GIVEN TASK ->
Among the entries, which lines carry the string "React"? Copy each of them.

MATERIAL PROVIDED ->
━━━
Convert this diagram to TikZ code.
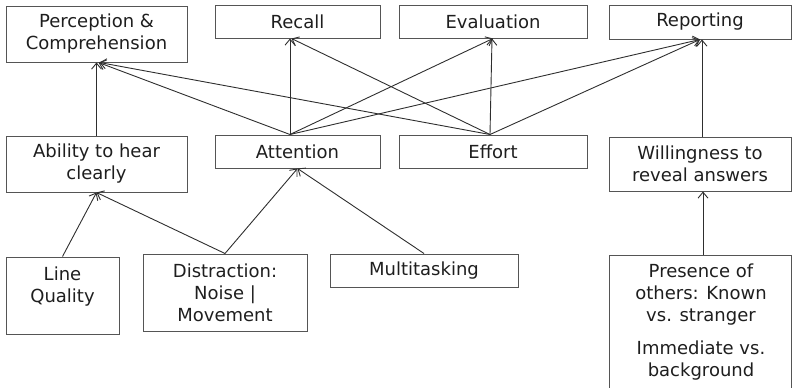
\documentclass[tikz,border=0pt]{standalone}
\usepackage{fontspec}
\setmainfont{DejaVu Sans}
\usetikzlibrary{arrows.meta}
\definecolor{framegray}{HTML}{555555}
\definecolor{linkgray}{HTML}{2E2E2E}
\definecolor{inkgray}{HTML}{1E1E1E}
\begin{document}
\begin{tikzpicture}[x=1pt,y=-1pt,
  box/.style={draw=framegray, line width=1pt, inner sep=0pt, align=center,
              font=\fontsize{18}{22}\selectfont, text=inkgray},
  label/.style={inner sep=0pt, align=center,
              font=\fontsize{18}{22}\selectfont, text=inkgray},
  link/.style={draw=linkgray, line width=0.9pt,
              -{Straight Barb[length=6pt,width=10pt,line width=0.9pt]}}]
\useasboundingbox (0,0) rectangle (793,388);

% top row: stages of answering
\node[box, minimum width=181pt, minimum height=56pt] (perc) at (96.5,34) {Perception \&\\Comprehension};
\node[box, minimum width=165pt, minimum height=33pt] (rec)  at (297.5,21.5) {Recall};
\node[box, minimum width=188pt, minimum height=33pt] (eval) at (493,21.5) {Evaluation};
\node[box, minimum width=182pt, minimum height=34pt] (rep)  at (700,22) {Reporting};

% middle row: respondent factors
\node[box, minimum width=181pt, minimum height=56pt] (abil) at (96.5,164) {Ability to hear\\clearly};
\node[box, minimum width=165pt, minimum height=33pt] (att)  at (297.5,151.5) {Attention};
\node[box, minimum width=188pt, minimum height=33pt] (eff)  at (493,151.5) {Effort};
\node[box, minimum width=182pt, minimum height=54pt] (will) at (700,164) {Willingness to\\reveal answers};

% bottom row: situational factors
\node[box, minimum width=113pt, minimum height=77pt] (lq)    at (62.5,295.5) {Line\\Quality\\\mbox{}};
\node[box, minimum width=164pt, minimum height=77pt] (dist)  at (225,292.5) {Distraction:\\Noise |\\Movement};
\node[box, minimum width=188pt, minimum height=33pt] (multi) at (424,270.5) {Multitasking};
\node[box, minimum width=182pt, minimum height=170pt, anchor=north] (pres) at (700,255) {};
\node[label] (prestxt) at (701,322) {Presence of\\others: Known\\vs. stranger\\[11pt]Immediate vs.\\background};

% influences
\draw[link] (abil.north) -- (perc.south);
\draw[link] ([xshift=-7.5pt]att.north) -- ([xshift=2pt]perc.south);
\draw[link] ([xshift=-7.5pt]att.north) -- ([xshift=-7.5pt]rec.south);
\draw[link] ([xshift=-7.5pt]att.north) -- (eval.south);
\draw[link] ([xshift=-7.5pt]att.north) -- (rep.south);
\draw[link] ([xshift=-3pt]eff.north) -- ([xshift=3pt]perc.south);
\draw[link] ([xshift=-3pt]eff.north) -- ([xshift=-6pt]rec.south);
\draw[link] ([xshift=-3pt]eff.north) -- ([xshift=-1pt]eval.south);
\draw[link] ([xshift=-3pt]eff.north) -- (rep.south);
\draw[link] ([xshift=2pt]will.north) -- ([xshift=2pt]rep.south);
\draw[link] (lq.north) -- (abil.south);
\draw[link] (dist.north) -- (abil.south);
\draw[link] (dist.north) -- (att.south);
\draw[link] (multi.north) -- (att.south);
\draw[link] ([xshift=3pt]pres.north) -- ([xshift=3pt]will.south);
\end{tikzpicture}
\end{document}
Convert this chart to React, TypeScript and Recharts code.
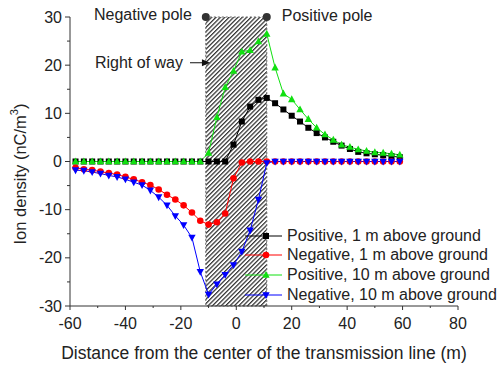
import React from 'react'
import {
  LineChart, Line, XAxis, YAxis, Legend,
  ReferenceArea, ReferenceDot, ReferenceLine, Label
} from 'recharts'

const FONT = '"Liberation Sans", Arial, sans-serif'
const INK = '#222'
const AXIS = '#333'

// distance from the line center (m)
const distance = [
  -58, -55, -52, -49, -46, -43, -40, -37, -34, -31, -28, -25, -22, -19, -16, -13,
  -10, -7, -4, -1, 2, 5, 8, 11,
  14, 17, 20, 23, 26, 29, 32, 35, 38, 41, 44, 47, 50, 53, 56, 59,
]

// ion density (nC/m3)
const positive1m = [
  0, 0, 0, 0, 0, 0, 0, 0, 0, 0, 0, 0, 0, 0, 0, 0,
  0, 0, 0, 3.5, 8.3, 11.4, 12.8, 13.2,
  12.1, 10.8, 9.5, 8.3, 7.0, 5.9, 5.0, 4.1, 3.3, 2.6, 2.0, 1.7, 1.5, 1.3, 1.1, 0.9,
]
const negative1m = [
  -1.3, -1.6, -1.8, -2.1, -2.4, -2.7, -3.2, -3.7, -4.3, -4.9, -5.8, -6.9, -7.9, -9.1, -10.6, -12.3,
  -13.1, -12.6, -10.8, -3.5, -0.2, 0, 0, 0,
  0, 0, 0, 0, 0, 0, 0, 0, 0, 0, 0, 0, 0, 0, 0, 0,
]
const positive10m = [
  0, 0, 0, 0, 0, 0, 0, 0, 0, 0, 0, 0, 0, 0, 0, 0,
  1.8, 9.2, 15.4, 18.8, 22.8, 23.1, 24.9, 26.5,
  19.5, 14.1, 12.9, 10.8, 8.8, 7.0, 5.6, 4.5, 3.5, 3.0, 2.5, 2.2, 1.9, 1.8, 1.6, 1.4,
]
const negative10m = [
  -1.8, -1.9, -2.2, -2.5, -2.9, -3.2, -3.7, -4.3, -4.9, -6.0, -7.4, -9.1, -11.3, -13.2, -15.8, -22.9,
  -27.6, -25.5, -23.5, -21.5, -18.7, -14.3, -7.9, -0.3,
  0, 0, 0, 0, 0, 0, 0, 0, 0, 0, 0, 0, 0, 0, 0, 0,
]

const xTicks = [-60, -50, -40, -30, -20, -10, 0, 10, 20, 30, 40, 50, 60, 70, 80]
const yTicks = [-30, -25, -20, -15, -10, -5, 0, 5, 10, 15, 20, 25, 30]

// right of way and pole positions
const rowBounds = [-11, 11]
const poleY = 30
const arrowX = [-16.7, -9.5]
const arrowY = 20.5

type Shape = 'square' | 'circle' | 'up' | 'down'

const SERIES: { key: string; name: string; color: string; shape: Shape }[] = [
  { key: 'pos1', name: 'Positive, 1 m above ground', color: '#000000', shape: 'square' },
  { key: 'neg1', name: 'Negative, 1 m above ground', color: '#ff0000', shape: 'circle' },
  { key: 'pos10', name: 'Positive, 10 m above ground', color: '#10e010', shape: 'up' },
  { key: 'neg10', name: 'Negative, 10 m above ground', color: '#0000ff', shape: 'down' },
]

const data = distance.map((x, i) => ({
  x,
  pos1: positive1m[i],
  neg1: negative1m[i],
  pos10: positive10m[i],
  neg10: negative10m[i],
}))

function Marker({ shape, cx, cy, color }: { shape: Shape; cx: number; cy: number; color: string }) {
  if (shape === 'square') return <rect x={cx - 3} y={cy - 3} width={6} height={6} fill={color} />
  if (shape === 'circle') return <circle cx={cx} cy={cy} r={3.3} fill={color} />
  if (shape === 'up') return <polygon points={`${cx},${cy - 4} ${cx - 3.7},${cy + 2.8} ${cx + 3.7},${cy + 2.8}`} fill={color} />
  return <polygon points={`${cx},${cy + 4} ${cx - 3.7},${cy - 2.8} ${cx + 3.7},${cy - 2.8}`} fill={color} />
}

const dotFor = (shape: Shape, color: string) => (p: any) => (
  <Marker key={`d-${p.index}`} shape={shape} cx={p.cx} cy={p.cy} color={color} />
)

function XTick({ x, y, payload }: any) {
  const major = payload.value % 20 === 0
  return (
    <g>
      <line x1={x} x2={x} y1={y} y2={y + (major ? 4 : 2)} stroke={AXIS} />
      {major && (
        <text x={x} y={y + 17} textAnchor="middle" dominantBaseline="central"
          fontSize={16} fontFamily={FONT} fill={INK}>{payload.value}</text>
      )}
    </g>
  )
}

function YTick({ x, y, payload }: any) {
  const major = payload.value % 10 === 0
  return (
    <g>
      <line x1={x} x2={x - (major ? 5 : 3)} y1={y} y2={y} stroke={AXIS} />
      {major && (
        <text x={x - 8} y={y} textAnchor="end" dominantBaseline="central"
          fontSize={16} fontFamily={FONT} fill={INK}>{payload.value}</text>
      )}
    </g>
  )
}

function ArrowShape({ x1, y1, x2, y2 }: any) {
  return (
    <g>
      <line x1={x1} y1={y1} x2={x2 - 6} y2={y2} stroke="#111" strokeWidth={1} />
      <polygon points={`${x2},${y2} ${x2 - 8},${y2 - 3.5} ${x2 - 8},${y2 + 3.5}`} fill="#111" />
      <text x={x1 - 7} y={y1} textAnchor="end" dominantBaseline="central"
        fontSize={16} fontFamily={FONT} fill={INK}>Right of way</text>
    </g>
  )
}

function LegendBox() {
  return (
    <div style={{ fontFamily: FONT }}>
      {SERIES.map(s => (
        <div key={s.key} style={{ display: 'flex', alignItems: 'center', height: 19.6 }}>
          <svg width={42} height={20} style={{ display: 'block', flexShrink: 0 }}>
            <line x1={0} x2={37} y1={10} y2={10} stroke={s.color} strokeWidth={1} />
            <Marker shape={s.shape} cx={21} cy={10} color={s.color} />
          </svg>
          <span style={{ fontSize: 16, color: INK, whiteSpace: 'nowrap' }}>{s.name}</span>
        </div>
      ))}
    </div>
  )
}

export default function App() {
  return (
    <div style={{ width: 500, height: 370, background: '#fff' }}>
      <style>{'body{margin:0}'}</style>
      <LineChart width={500} height={370} data={data}
        margin={{ top: 17, right: 42, bottom: 14, left: 0 }}>
        <defs>
          <pattern id="hatch" patternUnits="userSpaceOnUse" width={3.1} height={3.1}
            patternTransform="rotate(45)">
            <line x1={0.6} y1={0} x2={0.6} y2={3.1} stroke="#333" strokeWidth={1.3} />
          </pattern>
        </defs>

        <XAxis
          type="number" dataKey="x" domain={[-60, 80]} ticks={xTicks}
          interval={0} height={50} tickSize={0} tickMargin={0}
          axisLine={{ stroke: AXIS }} tickLine={false} tick={<XTick />}
        >
          <Label value="Distance from the center of the transmission line (m)"
            position="insideBottom" offset={-3}
            style={{ fontSize: 17.5, fontFamily: FONT, fill: INK }} />
        </XAxis>
        <YAxis
          type="number" domain={[-30, 30]} ticks={yTicks} interval={0}
          width={70} tickSize={0} tickMargin={0}
          axisLine={{ stroke: AXIS }} tickLine={false} tick={<YTick />}
        >
          <Label content={() => (
            <text x={20} y={174} transform="rotate(-90 20 174)" textAnchor="middle"
              dominantBaseline="central" fontSize={16.5} fontFamily={FONT} fill={INK}>
              Ion density (nC/m<tspan fontSize={11} dy={-6}>3</tspan><tspan dy={6}>)</tspan>
            </text>
          )} />
        </YAxis>

        <ReferenceArea x1={rowBounds[0]} x2={rowBounds[1]} y1={-30} y2={30}
          fill="url(#hatch)" fillOpacity={1} stroke="#666" strokeDasharray="2 2" strokeWidth={1} />

        {SERIES.map(s => (
          <Line key={s.key} type="linear" dataKey={s.key} name={s.name}
            stroke={s.color} strokeWidth={1}
            dot={dotFor(s.shape, s.color)} activeDot={false}
            isAnimationActive={false} />
        ))}

        <ReferenceLine segment={[{ x: arrowX[0], y: arrowY }, { x: arrowX[1], y: arrowY }]}
          shape={<ArrowShape />} />

        <ReferenceDot x={rowBounds[0]} y={poleY} r={4} fill="#333" stroke="none">
          <Label value="Negative pole" position="left" offset={10} dy={-3}
            style={{ fontSize: 16, fontFamily: FONT, fill: INK }} />
        </ReferenceDot>
        <ReferenceDot x={rowBounds[1]} y={poleY} r={4} fill="#333" stroke="none">
          <Label value="Positive pole" position="right" offset={11} dy={-2}
            style={{ fontSize: 16, fontFamily: FONT, fill: INK }} />
        </ReferenceDot>

        <Legend layout="vertical" align="center" verticalAlign="middle"
          wrapperStyle={{ left: 245, top: 226, width: 255 }}
          content={() => <LegendBox />} />
      </LineChart>
    </div>
  )
}
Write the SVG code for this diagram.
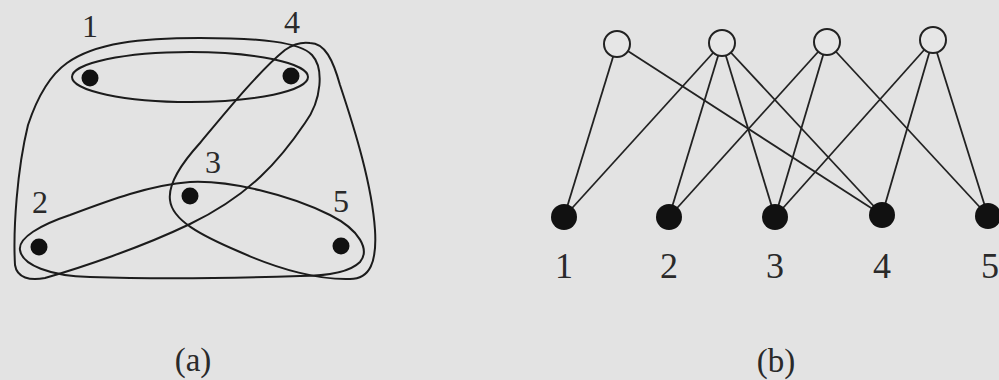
<svg xmlns="http://www.w3.org/2000/svg" width="999" height="380" viewBox="0 0 999 380">
<style>
.bg{fill:#e3e3e3}
.curve{fill:none;stroke:#1c1c1c;stroke-width:2}
.edge{stroke:#222;stroke-width:1.8}
.dot{fill:#111}
.hollow{fill:#e6e6e6;stroke:#222;stroke-width:2}
.lbl{font-family:"Liberation Serif","DejaVu Serif",serif;fill:#2a2a2a;text-anchor:middle}
.la{font-size:32px}
.lb{font-size:36px}
.cap{font-size:33px}
</style>
<rect class="bg" x="0" y="0" width="999" height="380"/>

<!-- (a) hypergraph -->
<g id="hyperedges">
<ellipse class="curve" cx="190" cy="77" rx="118" ry="25"/>
<path class="curve" d="M 67,63 C 95,43 140,38 200,38 C 260,38 300,42 312,55 C 324,68 322,100 305,123 C 280,160 250,195 190,224 C 140,248 80,268 45,278 C 30,281 17,278 15,265 C 13,230 17,170 28,125 C 38,95 50,75 67,63 Z"/>
<path class="curve" d="M 310,43 C 325,43 333,60 340,85 C 355,130 372,185 375,230 C 377,262 370,279 350,279 C 320,280 280,270 240,252 C 200,235 172,220 170,200 C 168,185 180,165 200,143 C 225,113 260,70 285,50 C 295,43 303,42 310,43 Z"/>
<path class="curve" d="M 20,250 C 18,238 40,225 70,215 C 110,200 150,185 190,182 C 230,180 290,195 330,215 C 360,230 370,250 360,262 C 350,272 330,276 300,276 C 240,278 150,279 90,277 C 50,276 22,265 20,250 Z"/>
</g>
<g id="a-node1"><circle class="dot" cx="90" cy="78" r="8.5"/><text class="lbl la" x="90" y="37">1</text></g>
<g id="a-node4"><circle class="dot" cx="291" cy="76" r="8.5"/><text class="lbl la" x="292" y="33">4</text></g>
<g id="a-node3"><circle class="dot" cx="190" cy="196" r="8.5"/><text class="lbl la" x="213" y="173">3</text></g>
<g id="a-node2"><circle class="dot" cx="39" cy="247" r="8.5"/><text class="lbl la" x="40" y="213">2</text></g>
<g id="a-node5"><circle class="dot" cx="341" cy="246" r="8.5"/><text class="lbl la" x="341" y="212">5</text></g>
<text class="lbl cap" x="193" y="371">(a)</text>

<!-- (b) bipartite graph -->
<g id="connectors">
<line class="edge" x1="617" y1="44" x2="564" y2="217"/>
<line class="edge" x1="617" y1="44" x2="882" y2="215"/>
<line class="edge" x1="722" y1="43" x2="564" y2="217"/>
<line class="edge" x1="722" y1="43" x2="669" y2="217"/>
<line class="edge" x1="722" y1="43" x2="775" y2="217"/>
<line class="edge" x1="722" y1="43" x2="882" y2="215"/>
<line class="edge" x1="827" y1="42" x2="669" y2="217"/>
<line class="edge" x1="827" y1="42" x2="775" y2="217"/>
<line class="edge" x1="827" y1="42" x2="988" y2="216"/>
<line class="edge" x1="933" y1="40" x2="775" y2="217"/>
<line class="edge" x1="933" y1="40" x2="882" y2="215"/>
<line class="edge" x1="933" y1="40" x2="988" y2="216"/>
</g>
<g id="b-e1"><circle class="hollow" cx="617" cy="44" r="13"/></g>
<g id="b-e2"><circle class="hollow" cx="722" cy="43" r="13"/></g>
<g id="b-e3"><circle class="hollow" cx="827" cy="42" r="13"/></g>
<g id="b-e4"><circle class="hollow" cx="933" cy="40" r="13"/></g>
<g id="b-v1"><circle class="dot" cx="564" cy="217" r="13"/><text class="lbl lb" x="564" y="278">1</text></g>
<g id="b-v2"><circle class="dot" cx="669" cy="217" r="13"/><text class="lbl lb" x="669" y="278">2</text></g>
<g id="b-v3"><circle class="dot" cx="775" cy="217" r="13"/><text class="lbl lb" x="775" y="278">3</text></g>
<g id="b-v4"><circle class="dot" cx="882" cy="215" r="13"/><text class="lbl lb" x="882" y="278">4</text></g>
<g id="b-v5"><circle class="dot" cx="988" cy="216" r="13"/><text class="lbl lb" x="990" y="278">5</text></g>
<text class="lbl cap" x="776" y="372">(b)</text>
</svg>
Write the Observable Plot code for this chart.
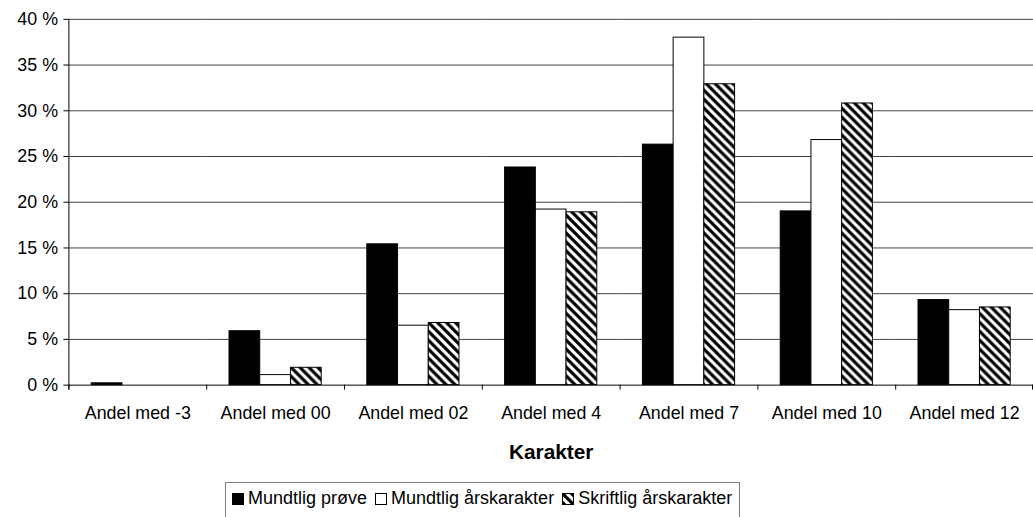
<!DOCTYPE html>
<html>
<head>
<meta charset="utf-8">
<script src="https://cdn.jsdelivr.net/npm/d3@7"></script>
<script src="https://cdn.jsdelivr.net/npm/@observablehq/plot@0.6"></script>
<style>
  html, body { margin: 0; padding: 0; background: #fff; overflow: hidden; }
  body { width: 1033px; height: 517px; position: relative; font-family: "Liberation Sans", Arial, sans-serif; }
  #chart { position: absolute; left: 0; top: 0; }
  #legend { position: absolute; left: 225px; top: 482px; width: 515px; height: 60px; border: 1px solid #808080; box-sizing: border-box;
            font-size: 18px; color: #000; display: flex; align-items: flex-start; padding-top: 5px; padding-left: 6px; white-space: nowrap; }
  #legend .item { display: flex; align-items: center; margin-right: 8px; }
  #legend svg { margin-right: 4px; }
</style>
</head>
<body>
<svg width="0" height="0" style="position:absolute">
  <defs>
    <pattern id="hatch" patternUnits="userSpaceOnUse" width="9" height="9">
      <rect width="9" height="9" fill="#fff"></rect>
      <path d="M-2,-2 L11,11 M-2,7 L2,11 M7,-2 L11,2" stroke="#000" stroke-width="3.2"></path>
    </pattern>
  </defs>
</svg>
<div id="chart"></div>
<div id="legend"></div>
<script>
const categories = ["Andel med -3", "Andel med 00", "Andel med 02", "Andel med 4", "Andel med 7", "Andel med 10", "Andel med 12"];
const series = ["Mundtlig prøve", "Mundtlig årskarakter", "Skriftlig årskarakter"];
const mundtligProeve = [0.2, 5.9, 15.4, 23.8, 26.3, 19.0, 9.3];
const mundtligAarskarakter = [0, 1.1, 6.5, 19.2, 38.0, 26.8, 8.2];
const skriftligAarskarakter = [0, 1.9, 6.8, 18.9, 32.9, 30.8, 8.5];
const yTicks = [0, 5, 10, 15, 20, 25, 30, 35, 40];
const seriesFills = ["#000", "#fff", "url(#hatch)"];
const xTitle = "Karakter";

const valuesBySeries = [mundtligProeve, mundtligAarskarakter, skriftligAarskarakter];
const rows = [];
categories.forEach((c, i) => series.forEach((s, j) => rows.push({cat: c, series: s, value: valuesBySeries[j][i]})));

const chart = Plot.plot({
  width: 1042,
  height: 470,
  marginLeft: 69,
  marginRight: 0,
  marginTop: 19,
  marginBottom: 82,
  style: {fontFamily: "'Liberation Sans', Arial, sans-serif", fontSize: "18px", color: "#000", background: "#fff", overflow: "visible"},
  fx: {domain: categories, padding: 0},
  x: {domain: series, paddingInner: 0, paddingOuter: 0.72, axis: null},
  y: {domain: [0, 40], ticks: yTicks},
  color: {domain: series, range: seriesFills, type: "ordinal"},
  marks: [
    Plot.ruleY(yTicks.filter(d => d > 0), {stroke: "#000", strokeWidth: 1, strokeOpacity: 0.75}),
    Plot.barY(rows, {fx: "cat", x: "series", y: "value", fill: "series", stroke: "#000", strokeWidth: 1, inset: 0}),
    Plot.ruleY([0], {stroke: "#000", strokeWidth: 1}),
    Plot.axisY({ticks: yTicks, tickSize: 5, tickPadding: 6, tickFormat: d => d + " %", label: null, fontSize: 18}),
    Plot.axisFx({anchor: "bottom", tickSize: 0, tickPadding: 21, fontSize: 18, label: null})
  ]
});
document.getElementById("chart").appendChild(chart);

// Axis line, boundary ticks and axis title from the plot's own scales
const svg = d3.select(chart);
const fx = chart.scale("fx");
const y = chart.scale("y");
const y0 = y.apply(0), y40 = y.apply(40);
const left = fx.apply(categories[0]);
const xe = fx.apply(categories[categories.length - 1]) + fx.bandwidth;
const g = svg.append("g").attr("stroke", "#000").attr("stroke-width", 1);
g.append("line").attr("x1", left + 0.5).attr("x2", left + 0.5).attr("y1", y40).attr("y2", y0 + 5);
categories.forEach(c => {
  const xb = fx.apply(c);
  g.append("line").attr("x1", xb + 0.5).attr("x2", xb + 0.5).attr("y1", y0).attr("y2", y0 + 5);
});
g.append("line").attr("x1", xe - 0.5).attr("x2", xe - 0.5).attr("y1", y0).attr("y2", y0 + 5);

svg.append("text")
  .attr("x", (left + 1033) / 2 + 5)
  .attr("y", y0 + 75)
  .attr("text-anchor", "middle")
  .attr("font-weight", "bold")
  .attr("font-size", 21)
  .attr("fill", "#000")
  .text(xTitle);

// Legend
const legend = d3.select("#legend");
series.forEach((s, j) => {
  const item = legend.append("div").attr("class", "item");
  const sw = item.append("svg").attr("width", 12).attr("height", 12);
  sw.append("rect").attr("x", 0.5).attr("y", 0.5).attr("width", 11).attr("height", 11)
    .attr("fill", seriesFills[j]).attr("stroke", "#000").attr("stroke-width", 1);
  item.append("span").text(s);
});
</script>
</body>
</html>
━━━
IN RESPONSE ->
Convert this chart to React, TypeScript and Recharts code.
import React from 'react'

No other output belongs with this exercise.